Recorded information:

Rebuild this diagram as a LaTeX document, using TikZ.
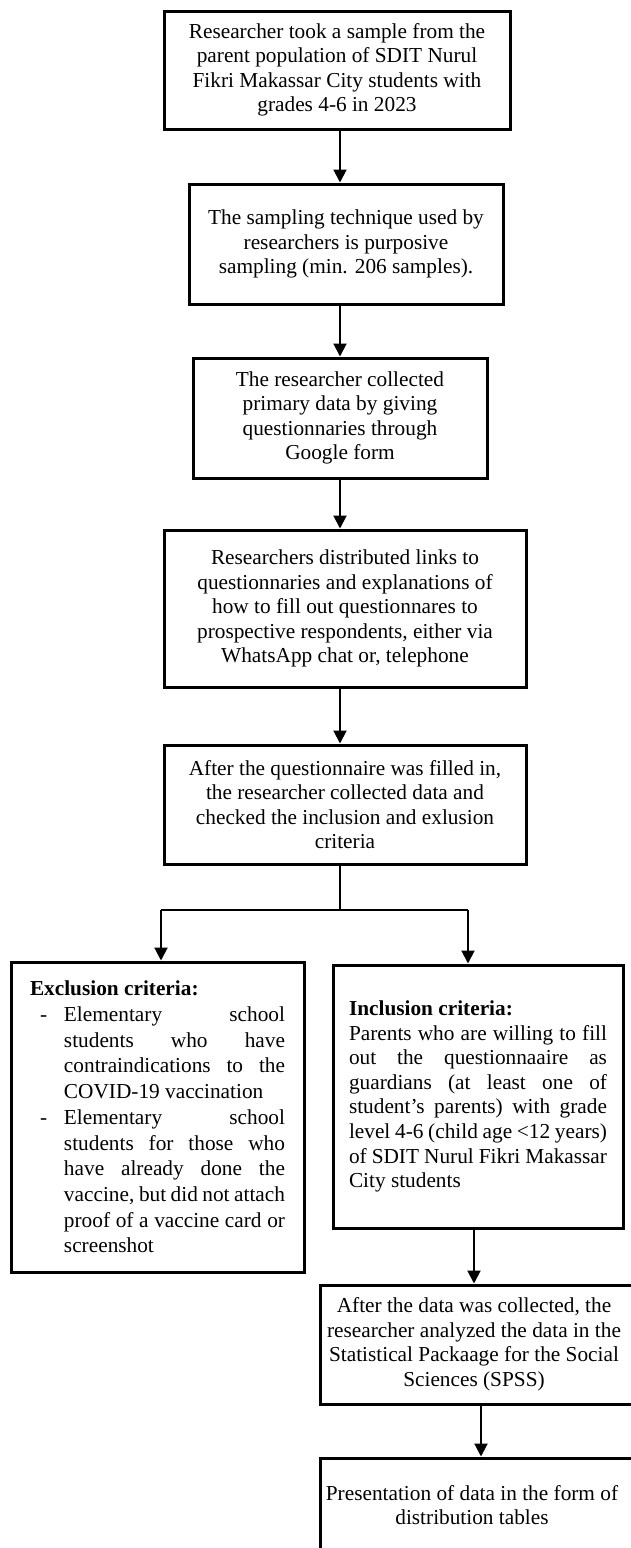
\documentclass[tikz,border=0pt]{standalone}
\usepackage{fontspec}
\setmainfont{Liberation Serif}
\usetikzlibrary{arrows.meta}
\begin{document}
\begin{tikzpicture}[x=1pt,y=-1pt,
  font=\fontsize{21.3}{24.5}\selectfont,
  box/.style={draw, line width=3pt, rectangle, align=center, inner sep=0pt},
  conn/.style={line width=2pt},
  arr/.style={line width=2pt, -{Triangle[width=13pt,length=13pt]}},
]
\clip (0,0) rectangle (631,1548);
\fill[white] (0,0) rectangle (631,1548);

\node[box, minimum width=346pt, minimum height=118pt] (b1) at (337,70)
  {Researcher took a sample from the\\parent population of SDIT Nurul\\Fikri Makassar City students with\\grades 4-6 in 2023};
\node[box, minimum width=314pt, minimum height=120pt] (b2) at (346,244)
  {The sampling technique used by\\researchers is purposive\\sampling (min. 206 samples).};
\node[box, minimum width=294pt, minimum height=120pt] (b3) at (340,418)
  {The researcher collected\\primary data by giving\\questionnaries through\\Google form};
\node[box, minimum width=362pt, minimum height=157pt] (b4) at (345,608.5)
  {Researchers distributed links to\\questionnaries and explanations of\\how to fill out questionnares to\\prospective respondents, either via\\WhatsApp chat or, telephone};
\node[box, minimum width=362pt, minimum height=119pt] (b5) at (345,804.5)
  {After the questionnaire was filled in,\\the researcher collected data and\\checked the inclusion and exlusion\\criteria};

\node[box, minimum width=293pt, minimum height=310pt] (excl) at (157.5,1117)
  {\parbox{255pt}{\fontsize{21.3}{25.7}\selectfont
   \textbf{Exclusion criteria:}\par
   \hangindent=34pt\hangafter=1
   \hspace*{10pt}\makebox[24pt][l]{-}Elementary school\linebreak
   students who have\linebreak
   contraindications to the\linebreak
   COVID-19 vaccination\par
   \hangindent=34pt\hangafter=1
   \hspace*{10pt}\makebox[24pt][l]{-}Elementary school\linebreak
   students for those who\linebreak
   have already done the\linebreak
   vaccine, but did not attach\linebreak
   proof of a vaccine card or\linebreak
   screenshot}};

\node[box, minimum width=290pt, minimum height=263pt] (incl) at (478,1096.5)
  {\parbox{258pt}{\fontsize{21.3}{24.6}\selectfont
   \textbf{Inclusion criteria:}\par
   Parents who are willing to fill\linebreak
   out the questionnaaire as\linebreak
   guardians (at least one of\linebreak
   student’s parents) with grade\linebreak
   level 4-6 (child age <12 years)\linebreak
   of SDIT Nurul Fikri Makassar\linebreak
   City students}};

\node[box, minimum width=340pt, minimum height=119pt] (spss) at (490,1344.5)
  {\begin{tabular}{@{}c@{}}After the data was collected, the\\researcher analyzed the data in the\\Statistical Packaage for the Social\\Sciences (SPSS)\end{tabular}\hspace*{32pt}};

\node[box, minimum width=340pt, minimum height=99pt] (last) at (490,1507.5)
  {\begin{tabular}{@{}c@{}}Presentation of data in the form of\\distribution tables\end{tabular}\hspace*{36pt}};

\draw[arr] (b1.south -| 340,0) -- (b2.north -| 340,0);
\draw[arr] (b2.south -| b3.north) -- (b3.north);
\draw[arr] (b3.south) -- (b3.south |- b4.north);
\draw[arr] (b4.south -| b3.south) -- (b3.south |- b5.north);

\coordinate (sl) at (161,910);
\coordinate (sr) at (468,910);
\draw[conn] (b5.south -| b3.south) -- (b3.south |- sl);
\draw[conn] (sl) -- (sr);
\draw[arr] (sl) -- (sl |- excl.north);
\draw[arr] (sr) -- (sr |- incl.north);

\draw[arr] (incl.south -| 474,0) -- (spss.north -| 474,0);
\draw[arr] (spss.south -| 481,0) -- (last.north -| 481,0);
\end{tikzpicture}
\end{document}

What you are asked to do: Transcribe each line above verbatim, with the pictures left out.

Response to this task:
Rebuild this diagram as a LaTeX document, using TikZ.
\documentclass[tikz,border=0pt]{standalone}
\usepackage{fontspec}
\setmainfont{Liberation Serif}
\usetikzlibrary{arrows.meta}
\begin{document}
\begin{tikzpicture}[x=1pt,y=-1pt,
  font=\fontsize{21.3}{24.5}\selectfont,
  box/.style={draw, line width=3pt, rectangle, align=center, inner sep=0pt},
  conn/.style={line width=2pt},
  arr/.style={line width=2pt, -{Triangle[width=13pt,length=13pt]}},
]
\clip (0,0) rectangle (631,1548);
\fill[white] (0,0) rectangle (631,1548);

\node[box, minimum width=346pt, minimum height=118pt] (b1) at (337,70)
  {Researcher took a sample from the\\parent population of SDIT Nurul\\Fikri Makassar City students with\\grades 4-6 in 2023};
\node[box, minimum width=314pt, minimum height=120pt] (b2) at (346,244)
  {The sampling technique used by\\researchers is purposive\\sampling (min. 206 samples).};
\node[box, minimum width=294pt, minimum height=120pt] (b3) at (340,418)
  {The researcher collected\\primary data by giving\\questionnaries through\\Google form};
\node[box, minimum width=362pt, minimum height=157pt] (b4) at (345,608.5)
  {Researchers distributed links to\\questionnaries and explanations of\\how to fill out questionnares to\\prospective respondents, either via\\WhatsApp chat or, telephone};
\node[box, minimum width=362pt, minimum height=119pt] (b5) at (345,804.5)
  {After the questionnaire was filled in,\\the researcher collected data and\\checked the inclusion and exlusion\\criteria};

\node[box, minimum width=293pt, minimum height=310pt] (excl) at (157.5,1117)
  {\parbox{255pt}{\fontsize{21.3}{25.7}\selectfont
   \textbf{Exclusion criteria:}\par
   \hangindent=34pt\hangafter=1
   \hspace*{10pt}\makebox[24pt][l]{-}Elementary school\linebreak
   students who have\linebreak
   contraindications to the\linebreak
   COVID-19 vaccination\par
   \hangindent=34pt\hangafter=1
   \hspace*{10pt}\makebox[24pt][l]{-}Elementary school\linebreak
   students for those who\linebreak
   have already done the\linebreak
   vaccine, but did not attach\linebreak
   proof of a vaccine card or\linebreak
   screenshot}};

\node[box, minimum width=290pt, minimum height=263pt] (incl) at (478,1096.5)
  {\parbox{258pt}{\fontsize{21.3}{24.6}\selectfont
   \textbf{Inclusion criteria:}\par
   Parents who are willing to fill\linebreak
   out the questionnaaire as\linebreak
   guardians (at least one of\linebreak
   student’s parents) with grade\linebreak
   level 4-6 (child age <12 years)\linebreak
   of SDIT Nurul Fikri Makassar\linebreak
   City students}};

\node[box, minimum width=340pt, minimum height=119pt] (spss) at (490,1344.5)
  {\begin{tabular}{@{}c@{}}After the data was collected, the\\researcher analyzed the data in the\\Statistical Packaage for the Social\\Sciences (SPSS)\end{tabular}\hspace*{32pt}};

\node[box, minimum width=340pt, minimum height=99pt] (last) at (490,1507.5)
  {\begin{tabular}{@{}c@{}}Presentation of data in the form of\\distribution tables\end{tabular}\hspace*{36pt}};

\draw[arr] (b1.south -| 340,0) -- (b2.north -| 340,0);
\draw[arr] (b2.south -| b3.north) -- (b3.north);
\draw[arr] (b3.south) -- (b3.south |- b4.north);
\draw[arr] (b4.south -| b3.south) -- (b3.south |- b5.north);

\coordinate (sl) at (161,910);
\coordinate (sr) at (468,910);
\draw[conn] (b5.south -| b3.south) -- (b3.south |- sl);
\draw[conn] (sl) -- (sr);
\draw[arr] (sl) -- (sl |- excl.north);
\draw[arr] (sr) -- (sr |- incl.north);

\draw[arr] (incl.south -| 474,0) -- (spss.north -| 474,0);
\draw[arr] (spss.south -| 481,0) -- (last.north -| 481,0);
\end{tikzpicture}
\end{document}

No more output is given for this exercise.